Hospice social worker Amanda Lockie noted Hospice is a healthcare service that blends into the background, flying under the radar until needed.
“It touches over 1 million lives nationally a year,” Lockie said. “Hospice is end of life [care], which may be a time of life that may be much sooner for patients and their families than they wanted. It is our goal to reach Hospice-eligible patients earlier than the last few hours or days of lives but ideally the weeks or months in order to make the palliative care that we can.”
Lockie noted that Hospice provides not only medical, but spiritual and emotional support for patients and their families. “Our purpose is to provide quality of life when quantity is limited.”
Tamara Tilley, director of the RRH Development Foundation, took the podium, noted that her organization was started years ago as a way to help financially support the hospital and its programs. Last year, Hospice and the foundation decided to work on raising $300,000 to purchase and renovate an open Hospice home to facilitate 46 beds.

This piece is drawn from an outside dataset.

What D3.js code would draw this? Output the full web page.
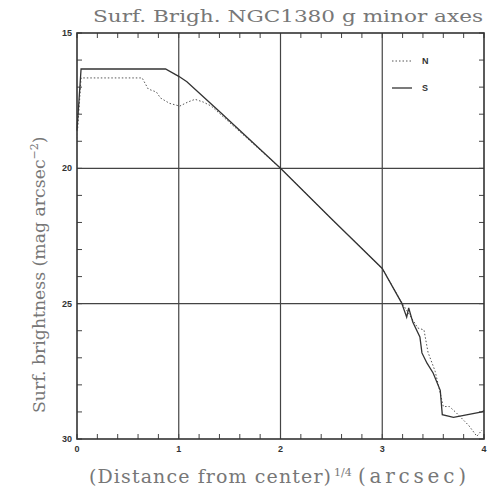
<!DOCTYPE html>
<head>
<meta charset="utf-8">
<title>Surf. Brigh. NGC1380</title>
<script src="https://d3js.org/d3.v7.min.js"></script>
<style>
  body { margin: 0; background: #fff; }
  .tick-lab { font-family: "Liberation Sans", Arial, sans-serif; font-weight: bold; font-size: 9px; fill: #333; }
  .big { font-family: "DejaVu Serif", serif; fill: #777; }
</style>
</head>
<body>
<div id="container"></div>
<script>
// ---- data ----
var xTicks = [0, 1, 2, 3, 4];
var yTicks = [15, 20, 25, 30];
// S (solid)
var sX = [0.0, 0.04, 0.87, 1.0, 1.08, 1.4, 2.0, 2.5, 3.0, 3.19, 3.24, 3.26, 3.30, 3.37, 3.39, 3.44, 3.50, 3.57, 3.59, 3.70, 3.98, 4.0];
var sY = [18.6, 16.33, 16.33, 16.6, 16.8, 17.9, 20.0, 21.86, 23.7, 24.97, 25.5, 25.16, 25.68, 26.23, 26.82, 27.2, 27.56, 28.2, 29.1, 29.2, 29.0, 28.95];
// N (dotted)
var nX = [0.0, 0.04, 0.64, 0.70, 0.78, 0.82, 0.91, 1.01, 1.09, 1.16, 1.24, 1.32, 2.0, 2.5, 3.0, 3.19, 3.30, 3.35, 3.41, 3.45, 3.52, 3.60, 3.66, 3.73, 3.85, 3.93, 3.98];
var nY = [18.9, 16.66, 16.66, 17.07, 17.18, 17.4, 17.6, 17.7, 17.55, 17.45, 17.55, 17.7, 20.0, 21.86, 23.7, 24.95, 25.6, 25.9, 25.97, 26.8, 27.5, 28.8, 28.8, 29.04, 29.5, 29.9, 29.67];
var seriesNames = ["N", "S"];

var W = 500, H = 491;
var margin = {left: 77, right: 16, top: 33, bottom: 52};
var width = W - margin.left - margin.right;
var height = H - margin.top - margin.bottom;

var svg = d3.select("#container").append("svg")
  .attr("width", W).attr("height", H);
var g = svg.append("g").attr("transform", "translate(" + margin.left + "," + margin.top + ")");

var x = d3.scaleLinear().domain([0, 4]).range([0, width]);
var y = d3.scaleLinear().domain([15, 30]).range([0, height]);

// grid at major ticks
g.selectAll(".vg").data([1, 2, 3]).enter().append("line")
  .attr("x1", d => x(d)).attr("x2", d => x(d)).attr("y1", 0).attr("y2", height)
  .attr("stroke", "#444").attr("stroke-width", 1.2);
g.selectAll(".hg").data([20, 25]).enter().append("line")
  .attr("y1", d => y(d)).attr("y2", d => y(d)).attr("x1", 0).attr("x2", width)
  .attr("stroke", "#444").attr("stroke-width", 1.2);

// minor ticks, inward on all four sides
var xMinor = d3.range(0, 4.001, 0.2);
var yMinor = d3.range(15, 30.001, 1);
var tl = 5;
xMinor.forEach(function(v) {
  g.append("line").attr("x1", x(v)).attr("x2", x(v)).attr("y1", height).attr("y2", height - tl).attr("stroke", "#444");
  g.append("line").attr("x1", x(v)).attr("x2", x(v)).attr("y1", 0).attr("y2", tl).attr("stroke", "#444");
});
yMinor.forEach(function(v) {
  g.append("line").attr("y1", y(v)).attr("y2", y(v)).attr("x1", 0).attr("x2", tl).attr("stroke", "#444");
  g.append("line").attr("y1", y(v)).attr("y2", y(v)).attr("x1", width).attr("x2", width - tl).attr("stroke", "#444");
});

// frame
g.append("rect").attr("width", width).attr("height", height)
  .attr("fill", "none").attr("stroke", "#333").attr("stroke-width", 1.6);

// tick labels
g.selectAll(".xl").data(xTicks).enter().append("text")
  .attr("class", "tick-lab").attr("x", d => x(d)).attr("y", height + 13)
  .attr("text-anchor", "middle").text(d => d);
g.selectAll(".yl").data(yTicks).enter().append("text")
  .attr("class", "tick-lab").attr("x", -5).attr("y", d => y(d) + 3)
  .attr("text-anchor", "end").text(d => d);

// lines
var line = d3.line().x(d => x(d[0])).y(d => y(d[1]));
var sData = d3.zip(sX, sY), nData = d3.zip(nX, nY);
g.append("path").datum(nData).attr("d", line).attr("fill", "none")
  .attr("stroke", "#555").attr("stroke-width", 1).attr("stroke-dasharray", "1.5,2");
g.append("path").datum(sData).attr("d", line).attr("fill", "none")
  .attr("stroke", "#333").attr("stroke-width", 1.3);

// legend
var lg = g.append("g").attr("transform", "translate(" + (392 - margin.left) + "," + (61 - margin.top) + ")");
seriesNames.forEach(function(name, i) {
  lg.append("line").attr("x1", 0).attr("x2", 20).attr("y1", i * 27).attr("y2", i * 27)
    .attr("stroke", i == 0 ? "#555" : "#333").attr("stroke-width", i == 0 ? 1 : 1.3)
    .attr("stroke-dasharray", i == 0 ? "1.5,2" : null);
  lg.append("text").attr("class", "tick-lab").attr("x", 30).attr("y", i * 27 + 3).text(name);
});

// title and axis labels
svg.append("text").attr("class", "big").attr("x", 93).attr("y", 22)
  .attr("font-size", 17).attr("textLength", 390).attr("lengthAdjust", "spacingAndGlyphs")
  .text("Surf. Brigh. NGC1380 g minor axes");

var xl = svg.append("text").attr("class", "big").attr("y", 483).attr("font-size", 19);
xl.append("tspan").attr("x", 89).attr("textLength", 242).attr("lengthAdjust", "spacing").text("(Distance from center)");
xl.append("tspan").attr("x", 334).attr("font-size", 11).attr("dy", -7).text("1/4");
xl.append("tspan").attr("x", 358).attr("dy", 7).attr("font-size", 20).attr("textLength", 108).attr("lengthAdjust", "spacing").text("(arcsec)");

var yl = svg.append("text").attr("class", "big")
  .attr("transform", "translate(45,413) rotate(-90)").attr("font-size", 17.3);
yl.append("tspan").text("Surf. brightness (mag arcsec");
yl.append("tspan").attr("font-size", 11).attr("dy", -7).text("−2");
yl.append("tspan").attr("dy", 7).text(")");
</script>
</body>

“They explained that individuals sometimes come to the end of their lives without family or friends to support them,” Tilley said. “The nurse told me that it literally just breaks her heart, and I knew right there and then it was a project we could move forward with. We call it ‘Making Dreams Come True’ because it was really a dream of the Hospice to have this house.”
Tilley noted that her own father was supported by Hospice “before he left this world” and so is a project near and dear to the foundation. Nearly one-third has been raised for the Hospice House.
Hospice nurse Julia Haccou and RRH Development Foundation board chair Geri Haradon recited the list of names for those who had a butterfly released in their memory or their honor.
The butterflies were released shortly after that from the hospital’s front lawn in batches as the winged insects took flight.